In one study, I tested intercorrelations of trait impressions for evidence of a gendered-racial bias, where people might perceive Black women as more undifferentiated than White women and Black men. To do so, I used principal component analyses to compare intercorrelations between 14 trait ratings for Black women, Black men, White women and White men. While there were no significant differences in mean trait ratings between targets, analyses revealed that ratings of Black women were more intercorrelated than all other race/gender groups. Moreover, the first principal component for trait ratings for Black women explained more variance than it did for trait ratings for all other race/gender groups. These results suggest that impressions of Black women are more biased than impressions of White women, and that bias that is not revealed in mean trait ratings can be revealed in the form of undifferentiated trait ratings.

Inferences about appearance changes shape moral judgments.

Redemption can be difficult for past-offenders to earn because the public often infers that they are likely to reoffend and are hesitant to give them a second chance. In this line of research, I have explored how appearances - specifically, incidental changes in appearance - influence moral judgments about transgressors. Across several studies, I have found evidence that people consistently infer that past-offenders who look different than they did before have changed for the better, are more remorseful, more kind, and more trustworthy than their unchanged counterparts

Interestingly, participants often spontaneously commented that they do not make judgments based on appearance, yet proceeded to do so. Moreover, changes in personality and other characteristics such as career or food preferences did not have the same effect, although changes in personality could arguably be considered more valid information to base judgments on. This suggests that new information can have a stronger influence on perceivers’ impressions if it is information that perceivers do not intentionally incorporate into their judgments. In future work, I intend to investigate how people think about appearances as authentic reflections of essences, or true selves. 
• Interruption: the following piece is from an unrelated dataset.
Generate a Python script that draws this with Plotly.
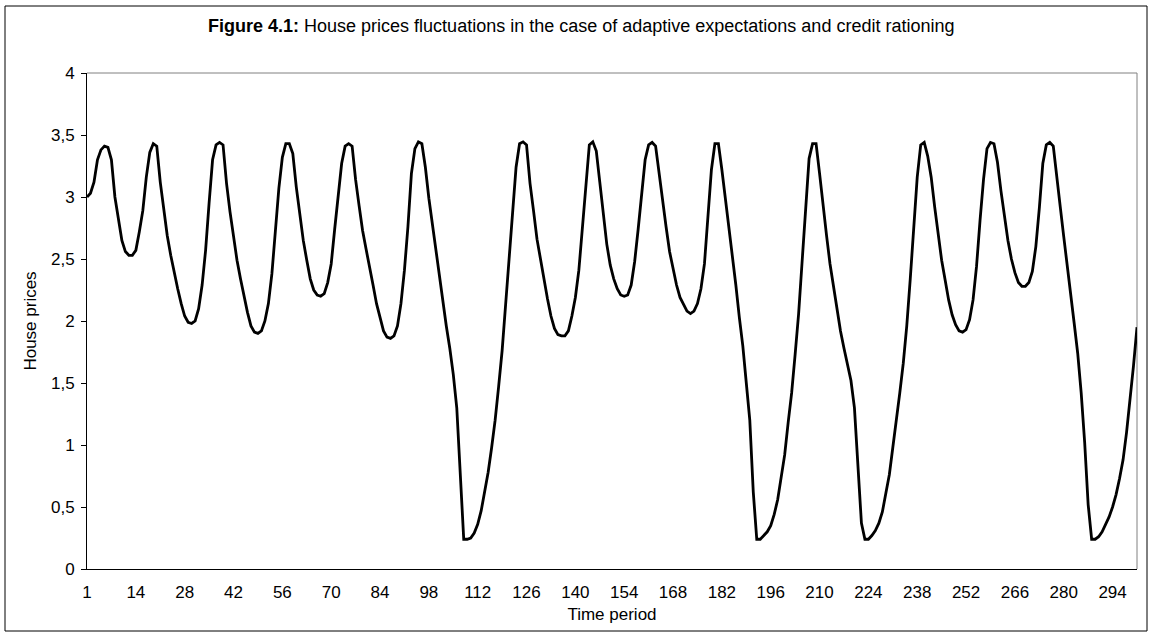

Gossip evokes group-iness.

Gossip can quickly and effectively stabilize cooperative norms in organizations and groups. In most situations, gossip sparks reputation concerns that make people keen to cooperate. But do people care if their rivals gossip about them? Traditionally, the premise of gossip’s key role in cooperation has been tied to reputational concerns, which—in theory—can only function within established ingroups. 

In this work, we found that gossip increases cooperation across group boundaries: people who were interacting with strangers that were not part of their ingroup were more likely to act prosocially if they thought they were going to be gossiped about. Moreover, we found that gossip had no effect on cooperation within ingroup members: people interacting with others who were already part of their established ingroup were no more or less likely to act prosocially in response to the threat of gossip. Accordingly, this work suggests that being part of an established group encourages cooperative norms within the group; but in the absence of shared group identity, gossip serves an alternative social tool for enforcing cooperation and evoking group-iness. 
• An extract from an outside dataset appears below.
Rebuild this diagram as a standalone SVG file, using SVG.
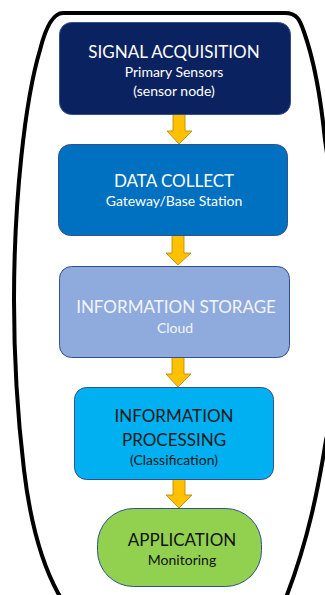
<svg xmlns="http://www.w3.org/2000/svg" width="325" height="595" viewBox="0 0 325 595">
  <defs>
    <style>
      .box { stroke: #2f528f; stroke-width: 1; }
      .t { font-family: Lato, "Liberation Sans", sans-serif; text-anchor: middle; }
      .big { font-size: 17px; }
      .small { font-size: 14px; }
      .arrow { fill: #ffc000; stroke: #b38600; stroke-width: 0.8; }
    </style>
  </defs>
  <rect width="325" height="595" fill="#ffffff"/>

  <!-- enclosing outline -->
  <path id="outline" d="M63,13 L285,13 C297,13 300,20 304,32 C314,60 321,100 325,140 C334,200 342,260 342,300 C342,360 336,400 326,440 C318,490 308,540 287,595 C282,603 275,606 265,606 L75,606 C65,606 62,600 58,593 C40,560 30,520 24,470 C18,420 14,360 14,300 C14,200 25,100 40,50 C45,30 52,13 63,13 Z" fill="none" stroke="#000000" stroke-width="4"/>

  <g id="connectors">
    <path class="arrow" d="M173,114 L185,114 L185,131 L192,131 L179,144 L167,131 L173,131 Z"/>
    <path class="arrow" d="M172,235 L184,235 L184,253 L191,253 L178,265 L166,253 L172,253 Z"/>
    <path class="arrow" d="M172,357 L184,357 L184,374 L191,374 L178,387 L166,374 L172,374 Z"/>
    <path class="arrow" d="M173,479 L185,479 L185,495 L192,495 L179,508 L166,495 L173,495 Z"/>
  </g>

  <g id="signal-acquisition">
    <rect class="box" x="59.5" y="22.5" width="231" height="92" rx="12" fill="#0b2260" stroke="#071845"/>
    <text class="t big" x="174" y="58" fill="#ffffff">SIGNAL ACQUISITION</text>
    <text class="t small" x="174" y="77" fill="#ffffff">Primary Sensors</text>
    <text class="t small" x="174" y="96" fill="#ffffff">(sensor node)</text>
  </g>

  <g id="data-collect">
    <rect class="box" x="58.5" y="144.5" width="229" height="91" rx="12" fill="#0070c0"/>
    <text class="t big" x="174" y="187" fill="#ffffff">DATA COLLECT</text>
    <text class="t small" x="174" y="206" fill="#ffffff">Gateway/Base Station</text>
  </g>

  <g id="information-storage">
    <rect class="box" x="59.5" y="266.5" width="230" height="91" rx="12" fill="#8faadc"/>
    <text class="t big" x="176" y="313" fill="#f2f5fb">INFORMATION STORAGE</text>
    <text class="t small" x="175" y="333" fill="#f2f5fb">Cloud</text>
  </g>

  <g id="information-processing">
    <rect class="box" x="74.5" y="387.5" width="199" height="92" rx="12" fill="#00b0f0"/>
    <text class="t big" x="174" y="422" fill="#1a1a1a">INFORMATION</text>
    <text class="t big" x="174" y="446" fill="#1a1a1a">PROCESSING</text>
    <text class="t small" x="174" y="465" fill="#1a1a1a">(Classification)</text>
  </g>

  <g id="application">
    <rect class="box" x="97.5" y="508.5" width="164" height="78" rx="36" fill="#92d050"/>
    <text class="t big" x="182" y="546" fill="#111111">APPLICATION</text>
    <text class="t small" x="182" y="565" fill="#111111">Monitoring</text>
  </g>
</svg>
How ancestral social ties afford social connection and meaning in life.

In another line of work, I am investigating how people derive social connection and meaning in life from the groups they are a part of—past and present (Kim, Austin, Cian, & Adams, 2023). We wondered whether ancestral social ties – as in those documented by DNA kits – afford the same feelings of social connection and meaning in life as current social ties. Using a cross-lagged design, we compared how people’s past social ties (i.e. ancestral heritage) versus current social ties (i.e. current social network) can change feelings of social connection and meaning in life over time. Our research suggests that learning about ancestral social ties increases people’s experiences of social connection, but not any more than present-day social ties.